Your task:
Extract word for word the lines of the listing from its start to the line holding "const titleText = 'Sectorial';", both ends kept; pictures are not part of the copy.

Data:
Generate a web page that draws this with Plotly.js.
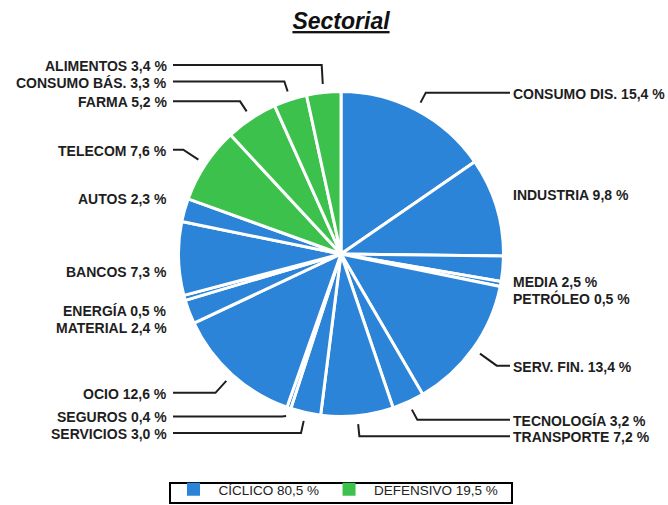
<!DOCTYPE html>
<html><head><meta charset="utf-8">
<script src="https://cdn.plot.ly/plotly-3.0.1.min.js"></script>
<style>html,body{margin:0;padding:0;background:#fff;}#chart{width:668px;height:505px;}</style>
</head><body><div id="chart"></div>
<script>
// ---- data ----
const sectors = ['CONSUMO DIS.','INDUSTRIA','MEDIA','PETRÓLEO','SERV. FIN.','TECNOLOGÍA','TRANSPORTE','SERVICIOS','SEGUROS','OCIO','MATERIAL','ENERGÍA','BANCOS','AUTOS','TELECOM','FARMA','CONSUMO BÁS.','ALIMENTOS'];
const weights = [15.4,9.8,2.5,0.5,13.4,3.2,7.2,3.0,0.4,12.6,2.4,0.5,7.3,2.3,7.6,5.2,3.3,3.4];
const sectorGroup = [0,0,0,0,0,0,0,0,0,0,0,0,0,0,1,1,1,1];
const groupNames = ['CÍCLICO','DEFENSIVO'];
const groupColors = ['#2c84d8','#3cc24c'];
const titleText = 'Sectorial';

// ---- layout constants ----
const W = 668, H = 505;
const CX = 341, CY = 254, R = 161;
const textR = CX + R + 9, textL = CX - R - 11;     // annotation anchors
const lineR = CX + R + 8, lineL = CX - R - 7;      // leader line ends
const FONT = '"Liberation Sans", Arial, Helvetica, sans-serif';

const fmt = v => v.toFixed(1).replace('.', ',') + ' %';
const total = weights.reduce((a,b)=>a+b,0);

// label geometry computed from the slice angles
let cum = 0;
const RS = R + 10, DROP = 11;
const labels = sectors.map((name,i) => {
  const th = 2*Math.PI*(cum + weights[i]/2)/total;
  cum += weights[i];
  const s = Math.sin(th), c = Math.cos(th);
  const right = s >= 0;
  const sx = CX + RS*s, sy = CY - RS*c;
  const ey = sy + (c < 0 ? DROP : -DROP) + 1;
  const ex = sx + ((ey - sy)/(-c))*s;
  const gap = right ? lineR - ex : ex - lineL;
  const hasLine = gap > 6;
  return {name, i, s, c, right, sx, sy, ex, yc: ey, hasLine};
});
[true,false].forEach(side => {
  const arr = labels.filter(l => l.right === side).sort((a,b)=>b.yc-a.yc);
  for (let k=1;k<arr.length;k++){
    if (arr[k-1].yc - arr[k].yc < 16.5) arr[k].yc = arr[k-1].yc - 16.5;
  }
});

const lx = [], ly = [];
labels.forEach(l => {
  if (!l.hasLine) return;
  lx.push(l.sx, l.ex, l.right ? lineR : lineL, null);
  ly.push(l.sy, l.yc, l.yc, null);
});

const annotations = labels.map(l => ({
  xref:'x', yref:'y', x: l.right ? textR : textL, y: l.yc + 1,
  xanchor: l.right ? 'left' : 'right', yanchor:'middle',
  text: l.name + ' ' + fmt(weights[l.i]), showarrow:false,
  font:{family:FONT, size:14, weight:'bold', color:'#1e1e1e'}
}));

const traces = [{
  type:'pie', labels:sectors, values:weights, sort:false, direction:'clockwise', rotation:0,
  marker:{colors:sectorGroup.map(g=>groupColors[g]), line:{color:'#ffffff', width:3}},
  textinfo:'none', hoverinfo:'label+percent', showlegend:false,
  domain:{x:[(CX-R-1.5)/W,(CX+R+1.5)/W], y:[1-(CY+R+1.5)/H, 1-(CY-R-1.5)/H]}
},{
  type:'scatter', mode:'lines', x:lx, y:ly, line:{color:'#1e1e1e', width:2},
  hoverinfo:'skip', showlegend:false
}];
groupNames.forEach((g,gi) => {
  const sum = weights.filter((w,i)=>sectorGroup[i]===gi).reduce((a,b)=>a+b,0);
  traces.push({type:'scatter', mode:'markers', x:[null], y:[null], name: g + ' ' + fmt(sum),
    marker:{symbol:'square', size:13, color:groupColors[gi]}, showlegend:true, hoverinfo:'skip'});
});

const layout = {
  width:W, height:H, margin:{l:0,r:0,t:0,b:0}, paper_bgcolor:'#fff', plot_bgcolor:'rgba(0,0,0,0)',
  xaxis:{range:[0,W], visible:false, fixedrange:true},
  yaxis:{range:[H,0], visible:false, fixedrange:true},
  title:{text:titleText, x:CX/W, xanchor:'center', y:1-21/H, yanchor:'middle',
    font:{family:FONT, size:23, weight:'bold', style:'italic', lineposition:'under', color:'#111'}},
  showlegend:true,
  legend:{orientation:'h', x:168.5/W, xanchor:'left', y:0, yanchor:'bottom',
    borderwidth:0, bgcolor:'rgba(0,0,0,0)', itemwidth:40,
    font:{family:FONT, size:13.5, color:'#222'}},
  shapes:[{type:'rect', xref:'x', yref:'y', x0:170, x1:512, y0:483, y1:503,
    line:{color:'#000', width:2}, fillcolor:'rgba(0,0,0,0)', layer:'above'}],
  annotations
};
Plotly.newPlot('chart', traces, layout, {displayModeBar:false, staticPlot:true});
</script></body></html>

Task result:
Generate a web page that draws this with Plotly.js.
<!DOCTYPE html>
<html><head><meta charset="utf-8">
<script src="https://cdn.plot.ly/plotly-3.0.1.min.js"></script>
<style>html,body{margin:0;padding:0;background:#fff;}#chart{width:668px;height:505px;}</style>
</head><body><div id="chart"></div>
<script>
// ---- data ----
const sectors = ['CONSUMO DIS.','INDUSTRIA','MEDIA','PETRÓLEO','SERV. FIN.','TECNOLOGÍA','TRANSPORTE','SERVICIOS','SEGUROS','OCIO','MATERIAL','ENERGÍA','BANCOS','AUTOS','TELECOM','FARMA','CONSUMO BÁS.','ALIMENTOS'];
const weights = [15.4,9.8,2.5,0.5,13.4,3.2,7.2,3.0,0.4,12.6,2.4,0.5,7.3,2.3,7.6,5.2,3.3,3.4];
const sectorGroup = [0,0,0,0,0,0,0,0,0,0,0,0,0,0,1,1,1,1];
const groupNames = ['CÍCLICO','DEFENSIVO'];
const groupColors = ['#2c84d8','#3cc24c'];
const titleText = 'Sectorial';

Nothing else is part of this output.